Question No. 5 includes both US DOT and non-US DOT assisted contracts. The essence of this question is whether “building projects” is limited to buildings or whether it is intended to be broadly construed as encompassing all sorts of construction projects. The phrase “building projects” is ambiguous. It is not defined in the section in which it is used. Nor is it defined in any other section of the statutes (according to the General Index of the N.C. General Statutes).
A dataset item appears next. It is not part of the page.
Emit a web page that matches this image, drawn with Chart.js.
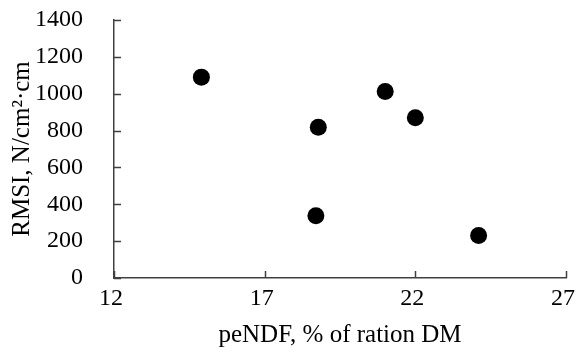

A review of two cases from the North Carolina Supreme Court and Court of Appeals sheds some light upon the meaning of the phrase “building project” without specifically defining it. In the case of public construction, a “building project” has been found to include “public buildings, school buildings, highways, etc.” thus implying that the definition extends beyond the scope of a building. Martin v. N.C. Housing Corp., 277 N.C. 29, 49, 175 S.E.2d 665, 676 (1970). In a case involving an airport authority, the court implies, but does not define, a “building project” as including grading work on an airport runway. APAC-Carolina, Inc. v. Greensboro-High Point Airport Auth., 110 N.C. App. 664, 431 S.E.2d 508 (1993). Despite these cases, however, no one case in North Carolina specifically defines the meaning of “building project.” Therefore, we too are unable to define the phrase with any precision.
We trust that this Advisory Opinion will be of assistance to you in advising your client.